━━━━━ Data excerpt ━━━━━

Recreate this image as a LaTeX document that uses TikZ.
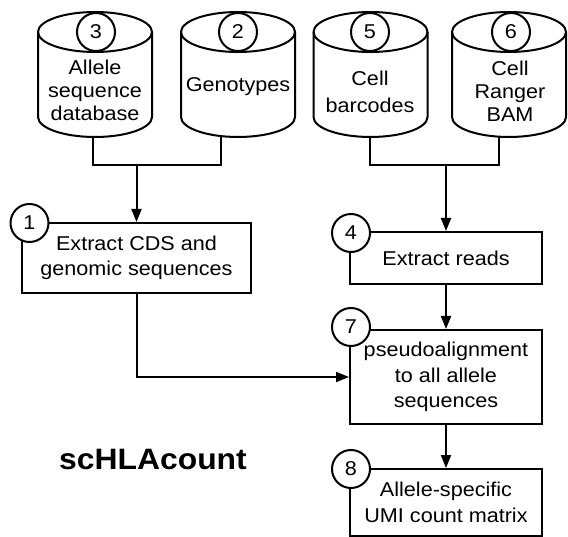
\documentclass[tikz,border=0pt]{standalone}
\usepackage{fontspec}
\setmainfont[FakeStretch=1.08]{Liberation Sans}
\usetikzlibrary{arrows.meta}
\begin{document}
\begin{tikzpicture}[x=1pt,y=-1pt,line width=2pt,
  box/.style={draw,rectangle,align=center,inner sep=0pt,font=\fontsize{20}{25.5}\selectfont},
  num/.style={draw,circle,fill=white,minimum size=38pt,inner sep=0pt,font=\fontsize{20}{24}\selectfont},
  cyltext/.style={align=center,font=\fontsize{20}{23}\selectfont},
  arr/.style={-{Triangle[length=13pt,width=10pt]}},
  dbcyl/.pic={
    \draw[fill=white] (-57,32) -- (-57,117) arc[start angle=180,end angle=0,x radius=57,y radius=20]
      -- (57,32) arc[start angle=0,end angle=-180,x radius=57,y radius=20] -- cycle;
    \draw (-57,32) arc[start angle=180,end angle=0,x radius=57,y radius=20];
  }]
\useasboundingbox (0,0) rectangle (568,537);

% cylinders
\pic at (95,0) {dbcyl};
\pic at (238,0) {dbcyl};
\pic at (370.5,0) {dbcyl};
\pic at (509,0) {dbcyl};

\node[num] (n3) at (96,32) {3};
\node[num] (n2) at (238,32) {2};
\node[num] (n5) at (370,32) {5};
\node[num] (n6) at (511,32) {6};

\node[cyltext] (t3) at (95,90.5) {Allele\\sequence\\database};
\node[cyltext] (t2) at (238,87) {Genotypes};
\node[cyltext] (t5) at (370,91.5) {Cell\\[4pt]barcodes};
\node[cyltext] (t6) at (510,91.5) {Cell\\Ranger\\BAM};

\coordinate (c3b) at (93,137);
\coordinate (c2b) at (221,137);
\coordinate (c5b) at (370,137);
\coordinate (c6b) at (499,137);
\coordinate (j1) at (136.5,165);
\coordinate (j2) at (446,165);

% boxes
\node[box,minimum width=229pt,minimum height=70pt] (b1) at (136.5,258) {Extract CDS and\\genomic sequences};
\node[box,minimum width=192pt,minimum height=52pt] (b4) at (446,258) {Extract reads};
\node[box,minimum width=192pt,minimum height=94pt] (b7) at (446,377) {pseudoalignment\\to all allele\\sequences};
\node[box,minimum width=192pt,minimum height=67pt] (b8) at (446,502.5) {Allele-specific\\UMI count matrix};

% connectors
\draw (c3b) -- (c3b |- j1) -| (c2b);
\draw[arr] (j1) -- (b1.north);
\draw (c5b) -- (c5b |- j2) -| (c6b);
\draw[arr] (j2) -- (b4.north);
\draw[arr] (b4.south) -- (b7.north);
\draw[arr] (b7.south) -- (b8.north);
\draw[arr] (b1.south) |- (b7.west);

% step numbers on boxes
\node[num] (n1) at (29.5,223) {1};
\node[num] (n4) at (351,233) {4};
\node[num] (n7) at (351,327) {7};
\node[num] (n8) at (351,469) {8};

\node[font=\fontsize{29.5}{32}\selectfont\bfseries] (title) at (153,459) {scHLAcount};
\end{tikzpicture}
\end{document}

━━━━━

_What is asked_. Repeat the data exactly, dropping every picture it holds.

_Complete output_.
Recreate this image as a LaTeX document that uses TikZ.
\documentclass[tikz,border=0pt]{standalone}
\usepackage{fontspec}
\setmainfont[FakeStretch=1.08]{Liberation Sans}
\usetikzlibrary{arrows.meta}
\begin{document}
\begin{tikzpicture}[x=1pt,y=-1pt,line width=2pt,
  box/.style={draw,rectangle,align=center,inner sep=0pt,font=\fontsize{20}{25.5}\selectfont},
  num/.style={draw,circle,fill=white,minimum size=38pt,inner sep=0pt,font=\fontsize{20}{24}\selectfont},
  cyltext/.style={align=center,font=\fontsize{20}{23}\selectfont},
  arr/.style={-{Triangle[length=13pt,width=10pt]}},
  dbcyl/.pic={
    \draw[fill=white] (-57,32) -- (-57,117) arc[start angle=180,end angle=0,x radius=57,y radius=20]
      -- (57,32) arc[start angle=0,end angle=-180,x radius=57,y radius=20] -- cycle;
    \draw (-57,32) arc[start angle=180,end angle=0,x radius=57,y radius=20];
  }]
\useasboundingbox (0,0) rectangle (568,537);

% cylinders
\pic at (95,0) {dbcyl};
\pic at (238,0) {dbcyl};
\pic at (370.5,0) {dbcyl};
\pic at (509,0) {dbcyl};

\node[num] (n3) at (96,32) {3};
\node[num] (n2) at (238,32) {2};
\node[num] (n5) at (370,32) {5};
\node[num] (n6) at (511,32) {6};

\node[cyltext] (t3) at (95,90.5) {Allele\\sequence\\database};
\node[cyltext] (t2) at (238,87) {Genotypes};
\node[cyltext] (t5) at (370,91.5) {Cell\\[4pt]barcodes};
\node[cyltext] (t6) at (510,91.5) {Cell\\Ranger\\BAM};

\coordinate (c3b) at (93,137);
\coordinate (c2b) at (221,137);
\coordinate (c5b) at (370,137);
\coordinate (c6b) at (499,137);
\coordinate (j1) at (136.5,165);
\coordinate (j2) at (446,165);

% boxes
\node[box,minimum width=229pt,minimum height=70pt] (b1) at (136.5,258) {Extract CDS and\\genomic sequences};
\node[box,minimum width=192pt,minimum height=52pt] (b4) at (446,258) {Extract reads};
\node[box,minimum width=192pt,minimum height=94pt] (b7) at (446,377) {pseudoalignment\\to all allele\\sequences};
\node[box,minimum width=192pt,minimum height=67pt] (b8) at (446,502.5) {Allele-specific\\UMI count matrix};

% connectors
\draw (c3b) -- (c3b |- j1) -| (c2b);
\draw[arr] (j1) -- (b1.north);
\draw (c5b) -- (c5b |- j2) -| (c6b);
\draw[arr] (j2) -- (b4.north);
\draw[arr] (b4.south) -- (b7.north);
\draw[arr] (b7.south) -- (b8.north);
\draw[arr] (b1.south) |- (b7.west);

% step numbers on boxes
\node[num] (n1) at (29.5,223) {1};
\node[num] (n4) at (351,233) {4};
\node[num] (n7) at (351,327) {7};
\node[num] (n8) at (351,469) {8};

\node[font=\fontsize{29.5}{32}\selectfont\bfseries] (title) at (153,459) {scHLAcount};
\end{tikzpicture}
\end{document}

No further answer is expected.